In the context of orbit determination, I gather angle measurements from three optical telescopes, resulting in data that exhibits different time intervals between measurements. For example:
This leads to data points separated by significantly different time intervals, such as :
0s, 2s, 4s, 6s, ... , 20s, 20min20s, 20min22s, 20min24s, ... 20min40s, 40min40s, ... and so on
I would like to filter it ; to recover hidden states such as Kalman filters do with regularly spaced data. However, dealing with these varying time steps is a challenge. I'm unsure of how to proceed with filtering in this context.
Given that I have an estimate of the standard error in my predictions, I've considered the following approach:
If anyone has insights or recommendations for handling such data, I would greatly appreciate your input. Thank you.
Based on what you have said, a batch filter is probably your best bet to start with. For most batch algorithms, you'll need an initial guess of the orbit. So I agree with your step (1); using Gauss's method for angles-only orbit determination using the noisy measurements would give you a decent initial estimate.

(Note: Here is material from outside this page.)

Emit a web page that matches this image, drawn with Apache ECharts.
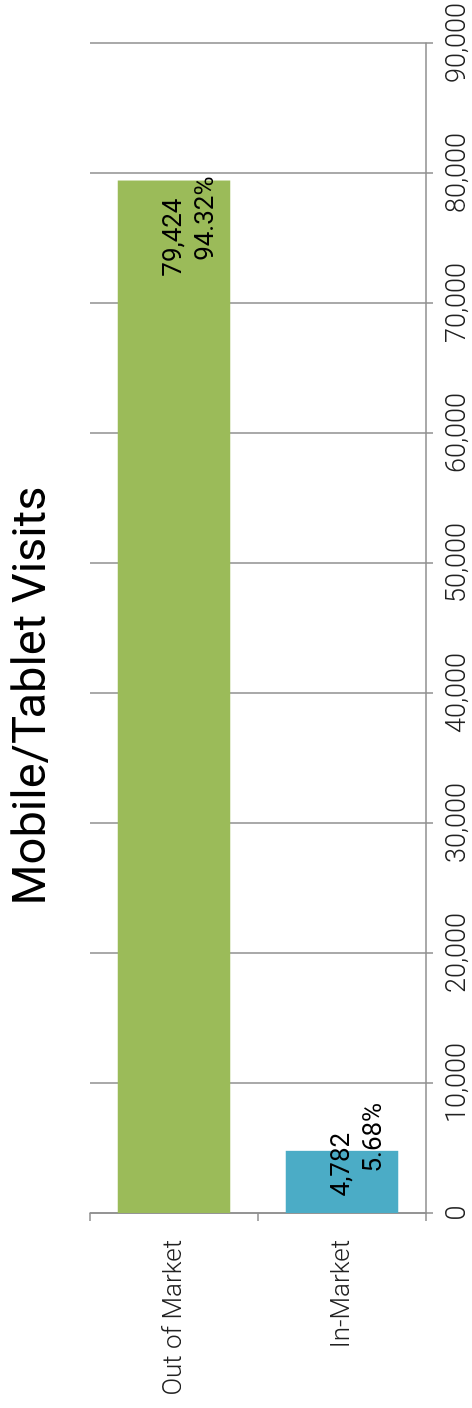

After that, the batch estimation algorithm can be approached as a nonlinear least squares problem. Batch estimators are usually set up to refine the estimate of the initial state x_0, which will often just be the initial position and velocity states. The cost function to minimize will be
J = sum_{i=1}^N (y_i - h_i(x_0))^2
In the above I'm assuming that you have N measurements. The true measurements are y_i, and the predicted measurement at time t_i as a function of the initial state is h_i(x_0). To evaluate this h() function, you'll need to propagate the initial state x_0 to time t_i and figure out what the measurement would be.
There are some tricky things that you need to do with process noise in the Kalman Filter when you have large gaps between measurements like you do, but with a batch filter it doesn't make much of a difference. Your h() function will just be based on which ground station is being used at that particular time.
There are a few ways that you can solve this. The method that I am the most familiar with is using the Gauss-Newton algorithm. It works well, but for that you will need the derivative of the measurement function with respect to the initial state, which requires integrating the state transition matrix (I can elaborate if that would be helpful, but it requires some math). You might have some luck using a derivative-free method (e.g. one of the derivative-free methods in scipy.optimize.minimize), but I've never tried that for an orbit determination problem.
A big assumption with the batch filter is that the effect of noise during the time period being considered is negligible. If your simulation adds a lot of process noise during the simulation, then you may need to use a Kalman Filter instead.
I kept this post fairly high level since I'm not sure about your technical background, but I can elaborate more on the details if you have any questions. A great reference is the book "Statistical Orbit Determination" by Tapley, Schutz, and Born.